- **Work to do**: Locate all lines with the word "chart" and copy them out.
___ Supplied material
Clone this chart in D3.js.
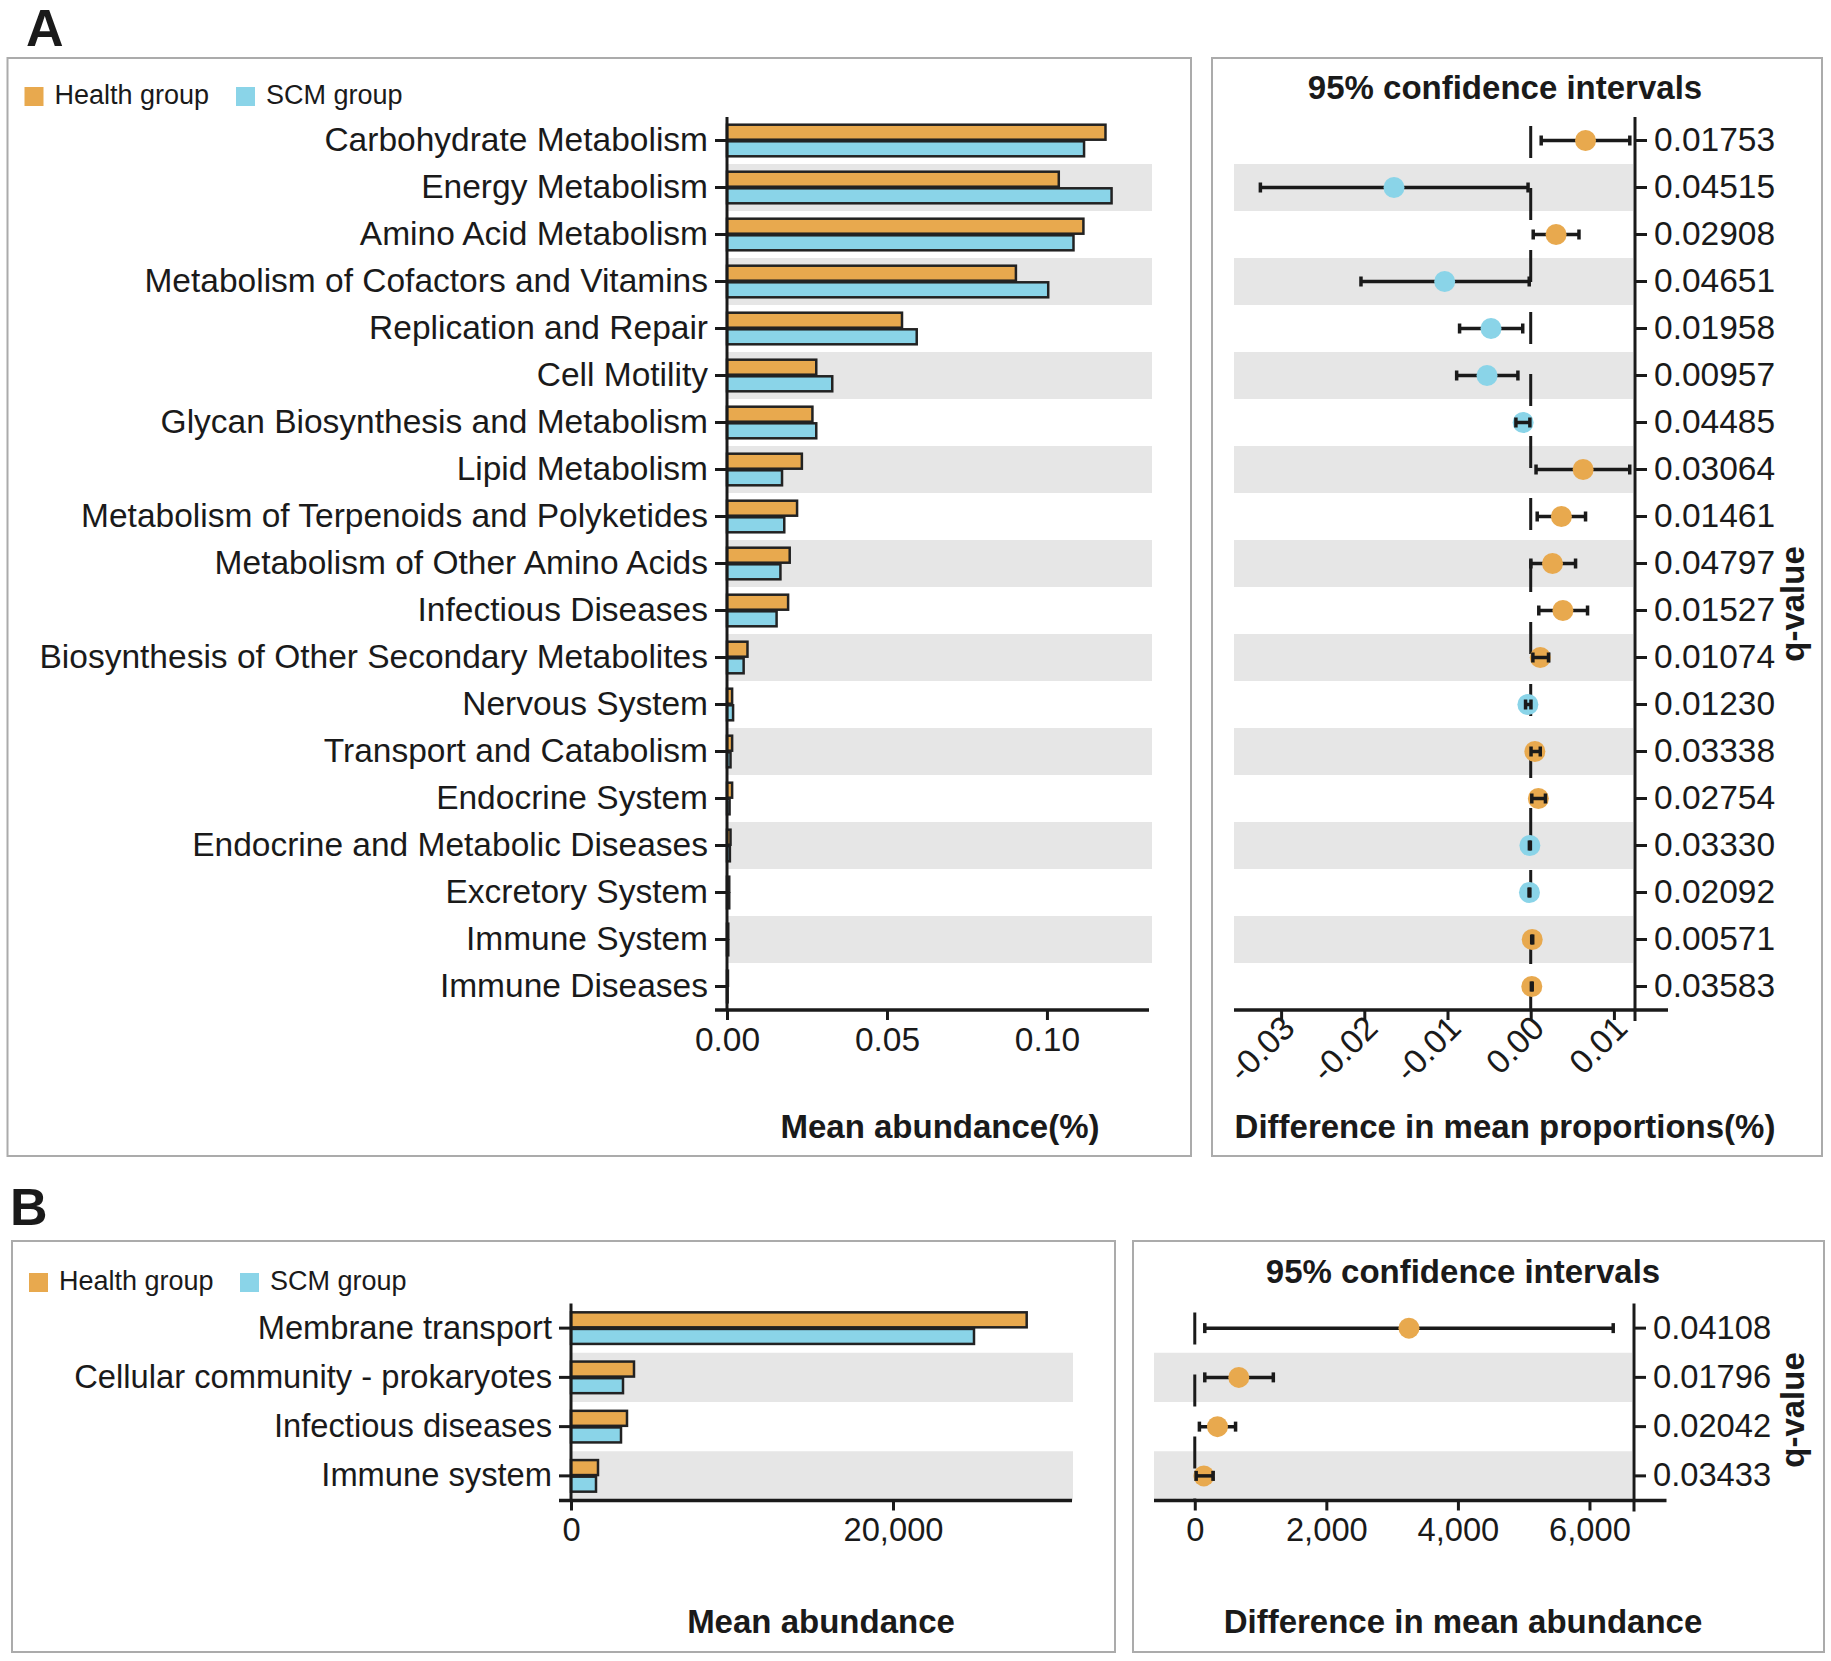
<!DOCTYPE html>
<html>
<head>
<meta charset="utf-8">
<script src="https://cdn.jsdelivr.net/npm/d3@7"></script>
<style>
  body { margin: 0; background: #fff; }
  text { font-family: "Liberation Sans", Arial, Helvetica, sans-serif; fill: #1a1a1a; }
</style>
</head>
<body>
<div class="chart"></div>
<script>
// ---- panel A data ----
var pathwaysA = ['Carbohydrate Metabolism', 'Energy Metabolism', 'Amino Acid Metabolism',
  'Metabolism of Cofactors and Vitamins', 'Replication and Repair', 'Cell Motility',
  'Glycan Biosynthesis and Metabolism', 'Lipid Metabolism', 'Metabolism of Terpenoids and Polyketides',
  'Metabolism of Other Amino Acids', 'Infectious Diseases', 'Biosynthesis of Other Secondary Metabolites',
  'Nervous System', 'Transport and Catabolism', 'Endocrine System', 'Endocrine and Metabolic Diseases',
  'Excretory System', 'Immune System', 'Immune Diseases'];
var healthA = [0.1183, 0.1037, 0.1114, 0.0903, 0.0547, 0.0279, 0.0267, 0.0234, 0.0219, 0.0196,
  0.0191, 0.0064, 0.0016, 0.0016, 0.0016, 0.0011, 0.0007, 0.0004, 0.0003];
var scmA = [0.1116, 0.1202, 0.1083, 0.1004, 0.0593, 0.0329, 0.0279, 0.0172, 0.0179, 0.0167,
  0.0155, 0.0052, 0.0019, 0.0011, 0.0008, 0.0009, 0.0007, 0.0004, 0.0002];
var diffA = [0.00659, -0.01643, 0.00305, -0.01034, -0.00477, -0.00525, -0.00091, 0.0063, 0.00369, 0.00262,
  0.00387, 0.00115, -0.00034, 0.0005, 0.00092, -0.0001, -0.00015, 0.00018, 0.00013];
var lowA = [0.00126, -0.03249, 0.0003, -0.0204, -0.00855, -0.0089, -0.00178, 0.00064, 0.00078, 0.00002,
  0.00097, 0.00026, -0.00062, 0.00004, 0.00013, -0.00016, -0.0002, 0.00012, 0.00008];
var highA = [0.01191, -0.00032, 0.0058, -0.00018, -0.00096, -0.00154, -0.0001, 0.0119, 0.00659, 0.00539,
  0.00683, 0.00214, 0.00003, 0.00115, 0.00177, -0.00004, -0.0001, 0.00024, 0.00018];
var qA = ['0.01753', '0.04515', '0.02908', '0.04651', '0.01958', '0.00957', '0.04485', '0.03064', '0.01461',
  '0.04797', '0.01527', '0.01074', '0.01230', '0.03338', '0.02754', '0.03330', '0.02092', '0.00571', '0.03583'];
var barTicksA = [0, 0.05, 0.10];
var ciTicksA = [-0.03, -0.02, -0.01, 0, 0.01];

// ---- panel B data ----
var pathwaysB = ['Membrane transport', 'Cellular community - prokaryotes', 'Infectious diseases', 'Immune system'];
var healthB = [28304, 3913, 3478, 1677];
var scmB = [25031, 3230, 3106, 1553];
var diffB = [3256, 669, 345, 138];
var lowB = [152, 152, 70, 21];
var highB = [6361, 1194, 620, 277];
var qB = ['0.04108', '0.01796', '0.02042', '0.03433'];
var barTicksB = [0, 20000];
var ciTicksB = [0, 2000, 4000, 6000];

var groups = ['Health group', 'SCM group'];
var ORANGE = '#e8a94e', BLUE = '#8ad4e8', BAND = '#e6e6e6', INK = '#1a1a1a';

//plain hyphen for negative tick labels
var fmt = d3.formatLocale({ decimal: '.', thousands: ',', grouping: [3], currency: ['$', ''], minus: '-' }).format;

var svg = d3.select('.chart').append('svg').attr('width', 1831).attr('height', 1661);

function drawPanel(p) {
  var g = svg.append('g');
  var FS = p.fontSize;

  //panel letter and frames
  g.append('text').attr('x', p.letterX).attr('y', p.letterY).text(p.letter)
    .style('font-size', '52px').style('font-weight', 'bold');
  [p.boxL, p.boxR].forEach(function (b) {
    g.append('rect').attr('x', b[0]).attr('y', p.boxTop).attr('width', b[1] - b[0])
      .attr('height', p.boxBottom - p.boxTop).attr('fill', 'none')
      .attr('stroke', '#ababab').attr('stroke-width', 2);
  });

  //legend
  var lg = g.append('g').attr('transform', 'translate(' + p.legX + ',' + p.legY + ')');
  var legX = [0, p.legGap];
  groups.forEach(function (name, i) {
    lg.append('rect').attr('x', legX[i]).attr('y', -17).attr('width', 19).attr('height', 19)
      .attr('fill', i === 0 ? ORANGE : BLUE);
    lg.append('text').attr('x', legX[i] + 30).attr('y', 0).text(name).style('font-size', '27px');
  });

  var y = d3.scaleBand().domain(p.cats).range(p.rows);
  var x = d3.scaleLinear().domain(p.barDomain).range(p.barRange);
  var xc = d3.scaleLinear().domain(p.ciDomain).range(p.ciRange);
  var mid = function (d) { return y(d) + y.bandwidth() / 2; };
  var x0 = x(0);

  //gray stripes on every second row
  var striped = p.cats.filter(function (d, i) { return i % 2 === 1; });
  g.selectAll('.bandL').data(striped).enter().append('rect')
    .attr('x', x0).attr('y', function (d) { return y(d); })
    .attr('width', p.bandRight - x0).attr('height', y.bandwidth()).attr('fill', BAND);
  g.selectAll('.bandR').data(striped).enter().append('rect')
    .attr('x', p.ciRange[0]).attr('y', function (d) { return y(d); })
    .attr('width', p.qAxisX - 2 - p.ciRange[0]).attr('height', y.bandwidth()).attr('fill', BAND);

  //bars, health on top and SCM below
  var bh = 15;
  g.selectAll('.barH').data(p.cats).enter().append('rect')
    .attr('x', x0).attr('y', function (d) { return mid(d) - bh - 0.8; })
    .attr('width', function (d, i) { return x(p.health[i]) - x0; }).attr('height', bh)
    .attr('fill', ORANGE).attr('stroke', '#222').attr('stroke-width', 2.5);
  g.selectAll('.barS').data(p.cats).enter().append('rect')
    .attr('x', x0).attr('y', function (d) { return mid(d) + 0.8; })
    .attr('width', function (d, i) { return x(p.scm[i]) - x0; }).attr('height', bh)
    .attr('fill', BLUE).attr('stroke', '#222').attr('stroke-width', 2.5);

  //category axis
  var ya = g.append('g').attr('transform', 'translate(' + x0 + ',0)')
    .call(d3.axisLeft(y).tickSize(12).tickPadding(7).tickSizeOuter(0));
  ya.select('.domain').remove();
  ya.selectAll('line').attr('stroke', INK).attr('stroke-width', 3);
  ya.selectAll('text').style('font-size', FS);
  g.append('line').attr('x1', x0).attr('x2', x0).attr('y1', p.rows[0]).attr('y2', p.rows[1])
    .attr('stroke', INK).attr('stroke-width', 3);

  //abundance axis
  var xa = g.append('g').attr('transform', 'translate(0,' + p.rows[1] + ')')
    .call(d3.axisBottom(x).tickValues(p.barTicks).tickFormat(p.barFmt).tickSize(10).tickPadding(7));
  xa.select('.domain').remove();
  xa.selectAll('line').attr('stroke', INK).attr('stroke-width', 3);
  xa.selectAll('text').style('font-size', FS);
  g.append('line').attr('x1', x0 - 12).attr('x2', p.barRange[1]).attr('y1', p.rows[1]).attr('y2', p.rows[1])
    .attr('stroke', INK).attr('stroke-width', 3.5);

  g.append('text').attr('x', p.barTitleX).attr('y', p.axisTitleY).attr('text-anchor', 'middle')
    .text(p.barTitle).style('font-size', '33px').style('font-weight', 'bold');

  //confidence interval panel
  g.append('text').attr('x', p.ciTitleX).attr('y', p.ciTopY).attr('text-anchor', 'middle')
    .text('95% confidence intervals').style('font-size', '33px').style('font-weight', 'bold');

  g.append('line').attr('x1', xc(0)).attr('x2', xc(0)).attr('y1', p.rows[0]).attr('y2', p.rows[1])
    .attr('stroke', INK).attr('stroke-width', 3)
    .attr('stroke-dasharray', '32,30').attr('stroke-dashoffset', 53);

  function errorBars(sel) {
    sel.append('line')
      .attr('x1', function (d) { return xc(p.low[d]); }).attr('x2', function (d) { return xc(p.high[d]); })
      .attr('y1', function (d) { return mid(p.cats[d]); }).attr('y2', function (d) { return mid(p.cats[d]); })
      .attr('stroke', INK).attr('stroke-width', 3.5);
    ['low', 'high'].forEach(function (k) {
      sel.append('line')
        .attr('x1', function (d) { return xc(p[k][d]); }).attr('x2', function (d) { return xc(p[k][d]); })
        .attr('y1', function (d) { return mid(p.cats[d]) - 5; }).attr('y2', function (d) { return mid(p.cats[d]) + 5; })
        .attr('stroke', INK).attr('stroke-width', 3.5);
    });
  }
  var idx = d3.range(p.cats.length);
  errorBars(g.selectAll('.eb').data(idx).enter().append('g'));
  g.selectAll('.pt').data(idx).enter().append('circle')
    .attr('cx', function (d) { return xc(p.diff[d]); }).attr('cy', function (d) { return mid(p.cats[d]); })
    .attr('r', 10.5).attr('fill', function (d) { return p.diff[d] < 0 ? BLUE : ORANGE; });
  //short intervals sit inside the dot, so they are drawn again on top
  errorBars(g.selectAll('.eb2').data(idx.filter(function (d) {
    return xc(p.high[d]) - xc(p.low[d]) < 20;
  })).enter().append('g'));

  //difference axis
  var xca = g.append('g').attr('transform', 'translate(0,' + p.rows[1] + ')')
    .call(d3.axisBottom(xc).tickValues(p.ciTicks).tickFormat(p.ciFmt).tickSize(10).tickPadding(7));
  xca.select('.domain').remove();
  xca.selectAll('line').attr('stroke', INK).attr('stroke-width', 3);
  xca.selectAll('text').style('font-size', FS);
  if (p.rotate) {
    xca.selectAll('text').attr('y', 0).attr('dy', 0).style('text-anchor', 'end')
      .attr('transform', 'translate(15,20) rotate(-45)');
  }
  g.append('line').attr('x1', p.ciRange[0]).attr('x2', p.ciRange[1]).attr('y1', p.rows[1]).attr('y2', p.rows[1])
    .attr('stroke', INK).attr('stroke-width', 3.5);

  //q-value axis
  var qa = g.append('g').attr('transform', 'translate(' + p.qAxisX + ',0)')
    .call(d3.axisRight(y).tickFormat(function (d, i) { return p.q[i]; }).tickSize(12).tickPadding(7).tickSizeOuter(0));
  qa.select('.domain').remove();
  qa.selectAll('line').attr('stroke', INK).attr('stroke-width', 3);
  qa.selectAll('text').style('font-size', FS);
  g.append('line').attr('x1', p.qAxisX).attr('x2', p.qAxisX).attr('y1', p.rows[0]).attr('y2', p.rows[1] + 11)
    .attr('stroke', INK).attr('stroke-width', 3);
  g.append('text').attr('transform', 'translate(1804,' + p.qLabelY + ') rotate(-90)')
    .attr('text-anchor', 'middle').text('q-value')
    .style('font-size', '33px').style('font-weight', 'bold');

  g.append('text').attr('x', p.ciTitleX).attr('y', p.axisTitleY).attr('text-anchor', 'middle')
    .text(p.ciTitle).style('font-size', '33px').style('font-weight', 'bold');
}

drawPanel({
  letter: 'A', letterX: 26, letterY: 46, fontSize: '33.5px',
  boxTop: 58, boxBottom: 1156, boxL: [7.5, 1191], boxR: [1212, 1822],
  legX: 24.5, legY: 104, legGap: 211.5,
  cats: pathwaysA, health: healthA, scm: scmA, diff: diffA, low: lowA, high: highA, q: qA,
  rows: [117, 1010],
  barDomain: [0, 0.1319], barRange: [727, 1149], bandRight: 1152,
  barTicks: barTicksA, barFmt: fmt('.2f'),
  ciDomain: [-0.03566, 0.0165], ciRange: [1234, 1668], ciTicks: ciTicksA, ciFmt: fmt('.2f'),
  rotate: true, qAxisX: 1635, qLabelY: 604,
  barTitle: 'Mean abundance(%)', barTitleX: 940,
  ciTitle: 'Difference in mean proportions(%)', ciTitleX: 1505, ciTopY: 99,
  axisTitleY: 1138
});

drawPanel({
  letter: 'B', letterX: 10, letterY: 1225, fontSize: '32.7px',
  boxTop: 1241, boxBottom: 1652, boxL: [12, 1115], boxR: [1133, 1824],
  legX: 29, legY: 1290, legGap: 211,
  cats: pathwaysB, health: healthB, scm: scmB, diff: diffB, low: lowB, high: highB, q: qB,
  rows: [1303.5, 1500.5],
  barDomain: [0, 31118], barRange: [571, 1072], bandRight: 1073,
  barTicks: barTicksB, barFmt: fmt(','),
  ciDomain: [-620, 7171], ciRange: [1154, 1666.5], ciTicks: ciTicksB, ciFmt: fmt(','),
  rotate: false, qAxisX: 1634, qLabelY: 1410,
  barTitle: 'Mean abundance', barTitleX: 821,
  ciTitle: 'Difference in mean abundance', ciTitleX: 1463, ciTopY: 1283,
  axisTitleY: 1633
});
</script>
</body>
</html>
______
- **Complete answer**:
Clone this chart in D3.js.
<div class="chart"></div>
var svg = d3.select('.chart').append('svg').attr('width', 1831).attr('height', 1661);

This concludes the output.